Nothing after the line with "import matplotlib.transforms as mtransforms" belongs in the copy; extract the lines below from the top through that line, pictures left out.

Collected material.
========================

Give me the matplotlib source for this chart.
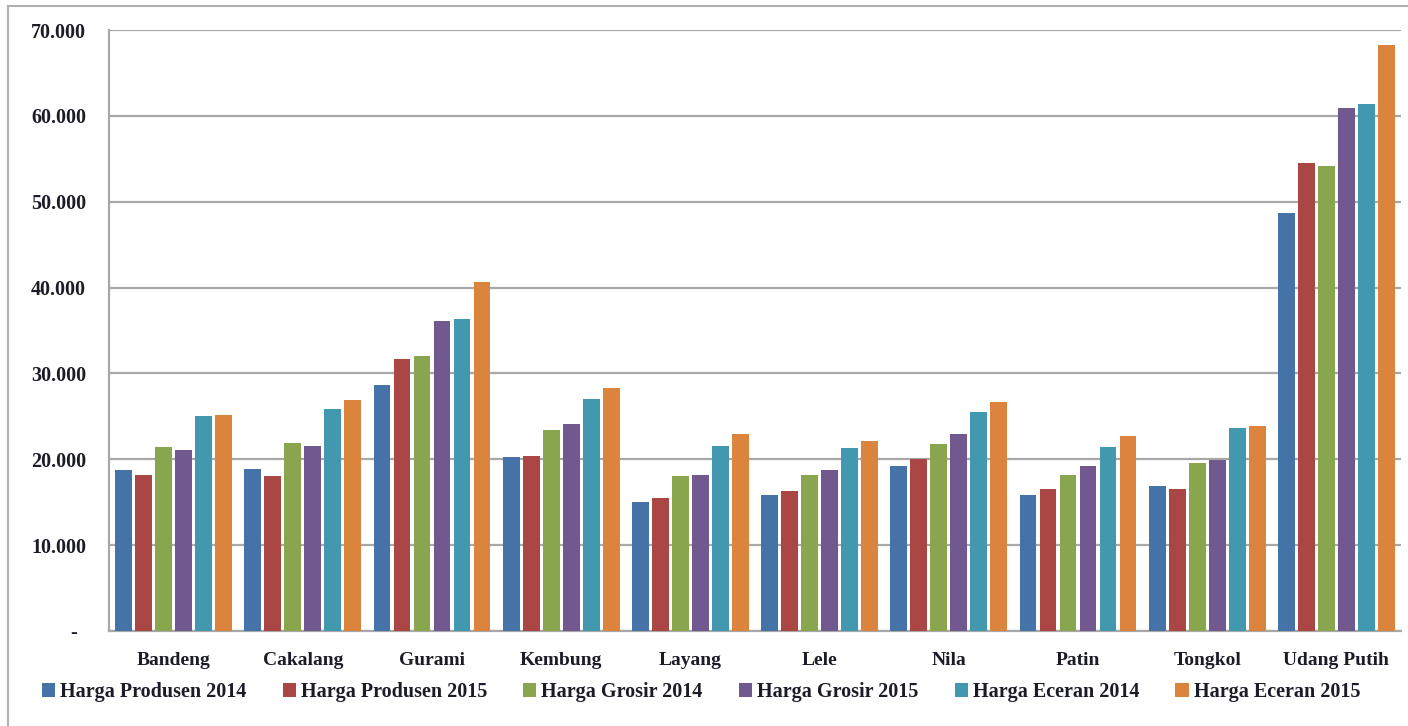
import matplotlib
matplotlib.use("Agg")
import matplotlib.pyplot as plt
from matplotlib.patches import Patch
from matplotlib.lines import Line2D
from matplotlib.ticker import FixedLocator, FuncFormatter
import matplotlib.transforms as mtransforms

# Fish price data (Rp/kg)
categories = ["Bandeng", "Cakalang", "Gurami", "Kembung", "Layang",
              "Lele", "Nila", "Patin", "Tongkol", "Udang Putih"]
series_names = ["Harga Produsen 2014", "Harga Produsen 2015",
                "Harga Grosir 2014", "Harga Grosir 2015",
                "Harga Eceran 2014", "Harga Eceran 2015"]
produsen_2014 = [18700, 18900, 28700, 20300, 15000, 15800, 19200, 15800, 16900, 48700]
produsen_2015 = [18200, 18100, 31700, 20400, 15500, 16300, 20000, 16500, 16500, 54500]
grosir_2014 = [21400, 21900, 32000, 23400, 18000, 18200, 21800, 18200, 19600, 54200]
grosir_2015 = [21100, 21500, 36100, 24100, 18200, 18700, 22900, 19200, 19900, 60900]
eceran_2014 = [25000, 25900, 36300, 27000, 21500, 21300, 25500, 21400, 23600, 61400]
eceran_2015 = [25200, 26900, 40600, 28300, 23000, 22100, 26700, 22700, 23900, 68300]
yticks = [0, 10000, 20000, 30000, 40000, 50000, 60000, 70000]

series = [produsen_2014, produsen_2015, grosir_2014, grosir_2015, eceran_2014, eceran_2015]
colors = ["#4572A7", "#AA4643", "#89A54E", "#71588F", "#4198AF", "#DB843D"]

plt.rcParams["font.family"] = ["Liberation Serif", "DejaVu Serif"]
plt.rcParams["font.weight"] = "bold"
text_color = "#1c1c28"
grid_color = "#a8a8a8"

W, H = 1408, 726
fig = plt.figure(figsize=(W / 100, H / 100), dpi=100)
ax = fig.add_axes([109 / W, 1 - 631 / H, (1401 - 109) / W, (631 - 30) / H])

step = 0.155
width = 0.13
for j, (vals, col) in enumerate(zip(series, colors)):
    xs = [i + (j - 2.5) * step for i in range(len(categories))]
    ax.bar(xs, vals, width=width, color=col, zorder=3)

ax.set_xlim(-0.5, len(categories) - 0.5)
ax.set_ylim(0, 70000)
ax.set_xticks(range(len(categories)))
ax.set_xticklabels(categories, fontsize=14, color=text_color, fontweight="bold")
ax.yaxis.set_major_locator(FixedLocator(yticks))


def fmt(v, pos):
    if v == 0:
        return "-"
    return f"{int(v):,}".replace(",", ".")


ax.yaxis.set_major_formatter(FuncFormatter(fmt))
ax.tick_params(axis="y", length=0, pad=16.5, labelsize=14.5, labelcolor=text_color)
ax.tick_params(axis="x", length=0, pad=15, labelcolor=text_color)

ax.grid(axis="y", color=grid_color, linewidth=1.6, zorder=0)
ax.set_axisbelow(True)
for side in ("top", "right"):
    ax.spines[side].set_visible(False)
for side in ("left", "bottom"):
    ax.spines[side].set_color(grid_color)
    ax.spines[side].set_linewidth(1.6)

# shift the zero label ("-") a little to the left
fig.canvas.draw()
for lbl in ax.get_yticklabels():
    if lbl.get_text() == "-":
        lbl.set_transform(lbl.get_transform() +
                          mtransforms.ScaledTranslation(-9 / 100, 0, fig.dpi_scale_trans))

handles = [Patch(facecolor=c, edgecolor="none") for c in colors]
fig.legend(handles, series_names, loc="center", bbox_to_anchor=(701 / W, 1 - 692 / H),
           ncol=6, frameon=False, handlelength=0.65, handleheight=0.65,
           handletextpad=0.25, columnspacing=1.8,
           prop={"family": ["Liberation Serif"], "weight": "bold", "size": 14.5},
           labelcolor=text_color)

# outer frame
fig.add_artist(Line2D([8 / W, 8 / W], [0, 1 - 6 / H], transform=fig.transFigure,
                      color="#b0b0b0", linewidth=1.5))
fig.add_artist(Line2D([8 / W, 1], [1 - 6 / H, 1 - 6 / H], transform=fig.transFigure,
                      color="#b0b0b0", linewidth=1.5))

fig.savefig("out.png", dpi=100, facecolor="white")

========================

Solution below.
Give me the matplotlib source for this chart.
import matplotlib
matplotlib.use("Agg")
import matplotlib.pyplot as plt
from matplotlib.patches import Patch
from matplotlib.lines import Line2D
from matplotlib.ticker import FixedLocator, FuncFormatter
import matplotlib.transforms as mtransforms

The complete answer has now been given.